[f. FAST sb.1 + DAY; cf. fasten-day s.v. FASTEN sb.] A day to be observed as a fast.

1

  In some New England States spec. the day appointed every spring by the governor for fasting. Sacramental fast-day (Scotland): a fast observed on one day in the week preceding the yearly or half-yearly Communion Sunday; until about 1886 business was generally suspended on these days as on Sundays.

2

c. 1340.  Cursor Mundi, 27210 (Fairf.). In halitide or fast-day.

3

1643.  in Clarendon, Hist.
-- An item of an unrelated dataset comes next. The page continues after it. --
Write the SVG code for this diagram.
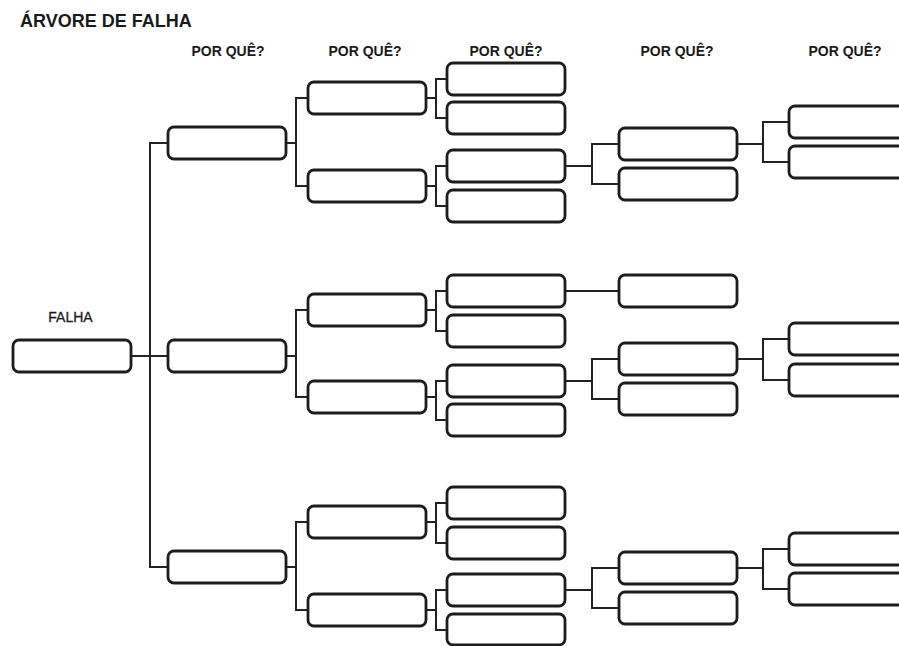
<svg xmlns="http://www.w3.org/2000/svg" width="899" height="646" viewBox="0 0 899 646">
<style>
.b{fill:#fff;stroke:#1c1c1c;stroke-width:2.8}
.c{fill:none;stroke:#222;stroke-width:2}
.t{font-family:"Liberation Sans",Arial,sans-serif;font-weight:bold;fill:#1a1a1a}
.h{font-size:14px;text-anchor:middle}
</style>
<rect width="899" height="646" fill="#fff"/>
<text class="t" x="20" y="27" font-size="18">ÁRVORE DE FALHA</text>
<g class="t h">
<text x="228" y="56">POR QUÊ?</text>
<text x="365" y="56">POR QUÊ?</text>
<text x="506" y="56">POR QUÊ?</text>
<text x="677" y="56">POR QUÊ?</text>
<text x="845" y="56">POR QUÊ?</text>
</g>
<text class="t" x="70.5" y="322" font-size="14" text-anchor="middle" style="font-weight:normal;stroke:#1a1a1a;stroke-width:0.3">FALHA</text>
<g id="connectors" class="c">
<path d="M131 356H168M168 143H150V567H168"/>
<path d="M286 143H296M308 98H296V186H308"/>
<path d="M286 356H296M308 310H296V397H308"/>
<path d="M286 567H296M308 522H296V610H308"/>
<path d="M426 98H436M447 79H436V118H447"/>
<path d="M426 186H436M447 166H436V206H447"/>
<path d="M426 310H436M447 291H436V331H447"/>
<path d="M426 397H436M447 381H436V420H447"/>
<path d="M426 522H436M447 503H436V543H447"/>
<path d="M426 610H436M447 590H436V630H447"/>
<path d="M565 166H592M619 144H592V184H619"/>
<path d="M565 291H619"/>
<path d="M565 381H592M619 359H592V399H619"/>
<path d="M565 590H592M619 568H592V608H619"/>
<path d="M737 144H763M789 122H763V162H789"/>
<path d="M737 359H763M789 339H763V380H789"/>
<path d="M737 568H763M789 549H763V589H789"/>
</g>
<g id="falha"><rect class="b" x="13" y="340" width="118" height="32" rx="6"/></g>
<g id="l1a"><rect class="b" x="168" y="127" width="118" height="32" rx="6"/></g>
<g id="l1b"><rect class="b" x="168" y="340" width="118" height="32" rx="6"/></g>
<g id="l1c"><rect class="b" x="168" y="551" width="118" height="32" rx="6"/></g>
<g id="l2a"><rect class="b" x="308" y="82" width="118" height="32" rx="6"/></g>
<g id="l2b"><rect class="b" x="308" y="170" width="118" height="32" rx="6"/></g>
<g id="l2c"><rect class="b" x="308" y="294" width="118" height="32" rx="6"/></g>
<g id="l2d"><rect class="b" x="308" y="381" width="118" height="32" rx="6"/></g>
<g id="l2e"><rect class="b" x="308" y="506" width="118" height="32" rx="6"/></g>
<g id="l2f"><rect class="b" x="308" y="594" width="118" height="32" rx="6"/></g>
<g id="l3a"><rect class="b" x="447" y="63" width="118" height="32" rx="6"/></g>
<g id="l3b"><rect class="b" x="447" y="102" width="118" height="32" rx="6"/></g>
<g id="l3c"><rect class="b" x="447" y="150" width="118" height="32" rx="6"/></g>
<g id="l3d"><rect class="b" x="447" y="190" width="118" height="32" rx="6"/></g>
<g id="l3e"><rect class="b" x="447" y="275" width="118" height="32" rx="6"/></g>
<g id="l3f"><rect class="b" x="447" y="315" width="118" height="32" rx="6"/></g>
<g id="l3g"><rect class="b" x="447" y="365" width="118" height="32" rx="6"/></g>
<g id="l3h"><rect class="b" x="447" y="404" width="118" height="32" rx="6"/></g>
<g id="l3i"><rect class="b" x="447" y="487" width="118" height="32" rx="6"/></g>
<g id="l3j"><rect class="b" x="447" y="527" width="118" height="32" rx="6"/></g>
<g id="l3k"><rect class="b" x="447" y="574" width="118" height="32" rx="6"/></g>
<g id="l3l"><rect class="b" x="447" y="614" width="118" height="31" rx="6"/></g>
<g id="l4a"><rect class="b" x="619" y="128" width="118" height="32" rx="6"/></g>
<g id="l4b"><rect class="b" x="619" y="168" width="118" height="32" rx="6"/></g>
<g id="l4c"><rect class="b" x="619" y="275" width="118" height="32" rx="6"/></g>
<g id="l4d"><rect class="b" x="619" y="343" width="118" height="32" rx="6"/></g>
<g id="l4e"><rect class="b" x="619" y="383" width="118" height="32" rx="6"/></g>
<g id="l4f"><rect class="b" x="619" y="552" width="118" height="32" rx="6"/></g>
<g id="l4g"><rect class="b" x="619" y="592" width="118" height="32" rx="6"/></g>
<g id="l5a"><rect class="b" x="789" y="106" width="118" height="32" rx="6"/></g>
<g id="l5b"><rect class="b" x="789" y="146" width="118" height="32" rx="6"/></g>
<g id="l5c"><rect class="b" x="789" y="323" width="118" height="32" rx="6"/></g>
<g id="l5d"><rect class="b" x="789" y="364" width="118" height="32" rx="6"/></g>
<g id="l5e"><rect class="b" x="789" y="533" width="118" height="32" rx="6"/></g>
<g id="l5f"><rect class="b" x="789" y="573" width="118" height="32" rx="6"/></g>
</svg>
Reb. (1704), II. 289. Stir them up, the next Fast-day to the chearful taking of it.

4

1724.  R. Falconer, Voy. (1769), 232. The next Morning early was design’d for their Enterprize, being it was some Fast-day with them, that they usually at four o’Clock in the Morning rise, and wash themselves all over, and pray to their Prophet for some Time; and this being to be done below, they thought then would be the right Time.

5

1841.  Trench, Parables, xxix. (1864), 479. Moses appointed but one fast-day in the year, the great day of atonement (Lev. xxvi. 29; Num. xxix. 7); but the devouter Jews, both those who were, and those who would seem such, the Pharisees above all, kept two fasts weekly.

6

  attrib.  1866.  Lowell, Commencement Dinner, Poems, 1890, IV. 256.

        And as near to the present occasions of men
As a Fast Day discourse of the year eighteen ten.